Tuesday, December 22, 2009

Stuck

Just a few things for me to get off my chest and vent about.

1. Job
-I have had a job since I was 15 years old. I think the longest I have gone with out a job was approximately 2 weeks, and I couldn't stand it. I have a very strong work ethic and am a very hard worker. Currently I work at a job in which I do nothing pretty much. I can't stand it. Why? Because I am the bottom of the totem pole. Why? Because I am given nothing to do to prove my work ethic, or to prove that I am a good worker. I sit in a chair day in and day out, answer the phone maybe 4 to 5 times a day, and do paperwork here and there. I don't have daily assignments, I don't have things to do constantly, and I don't have any self worth left in the working department. Sure its nice to not be working my ass off..but in all reality..I would much rather be doing that so I felt like I was worth SOMETHING..or felt like some sort of asset to the job. I worked as a CNA for a couple months before I moved home. Yes, it consisted of wiping butts, and yes I had to do some pretty nasty things. BUT, at least I felt like I was worth something, to the nurses and to the residents. A CNA is the bottom of to the totem pole, but it never felt like it. I knew my job was important. Here? I could fall of the face of the earth and it wouldn't even matter. I can't wait to start school again in September...get a degree..and be back working in a field..or at least with people who show you that they appreciate what you do..no matter what that is.
2. Back/Hips
-My back and hips have been KILLLLLLING me. It is horrible. Sometimes I cry about it because it honestly hurts that bad. I can't sleep at night, and I can't think straight at times. I have been told to go to the chiropractor many times, but I just figured it was just something I had to deal with due to pregnancy. I didn't want to go to the chiropractor and then depend on going..and then have to pay 35 every week because I depended on it.
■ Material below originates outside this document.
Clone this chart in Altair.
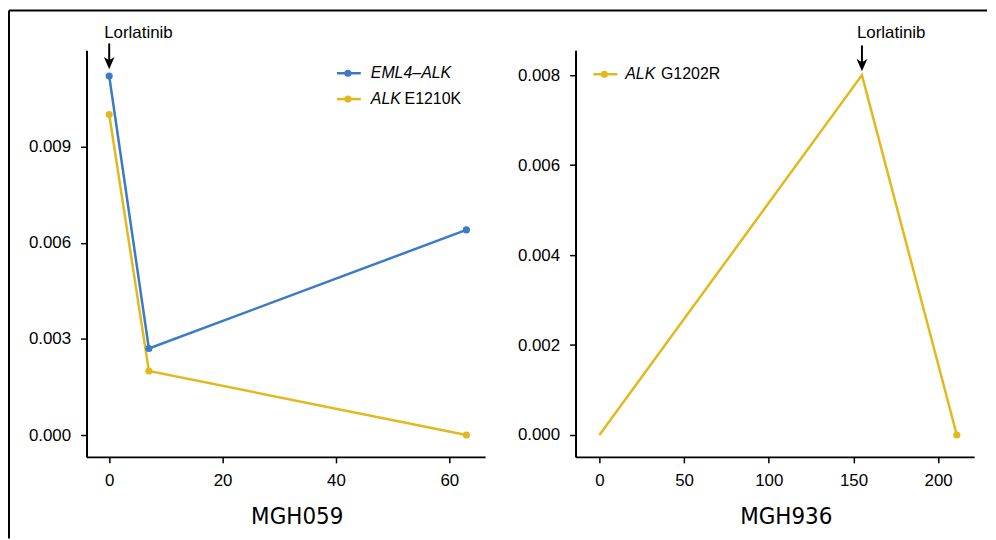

I gave in. I had to do it. I needed some sort of relief from the back/hip pain, I couldn't take it any longer. I called and made an appointment DREADING the fact that I would have to now count this into my money budget. They asked what kind of insurance I had..I told them..and they said I can go completely free? I said...excuse me? Not a penny out of my pocket? "No Ma'am completely free, your insurance covers everything!" IS THIS A JOKE!? Don't get me wrong, I am ecstatic about this..but I find this out 34 WEEKS ALONG!??!???!?!??!!? Anywho, I went and WOOOOOOOOOW!!! I guess my lower sacral bone was locked up on the right side which was causing friction which was causing heat which was causing swelling which was causing it to pinch my sciatic nerve which was causing all of my lower back/hip pain that was unbearable. Yowza! She couldn't believe that I went that long without coming in. How was I supposed to know? I just thought it was another deathly painful thing that comes with pregnancy. After she adjusted me I felt like I was walking on a cloud not joking. I felt IMMEDIATE pain relief. The sucky part about it is that being pregnant makes it that much easier for it to lock back out of place. So I gotta go in every 4 days now. Do I mind? HECK NO! ITS FREE! I'll come in everyday if you want me to lady!
3. Clothes
-Do I have any that fit me? No
-For the ones I do wear do they look nice? No they look like shit
-Do I look like a hillbilly sometimes with my stomach sticking out the bottom? yes.
-Do I feel like buying more clothes to wear for 5 weeks? definitely a negatron.
-Am I counting down the days to wear my regular clothes? Oh wow yes.

3 comments:

erin said...

Pregnancy + Chiropractic = A Gift from God.
I'm glad you're at least feeling better. :(

Sarah said...

I know how much it sucks having a job where you feel like you don't matter, although that was quite some time ago and am feeling completely worthless now. That's awesome that you're getting free chiropractic help! Not too much longer to go!

Maya said...

Man, you're long winded for a woman who can't breath.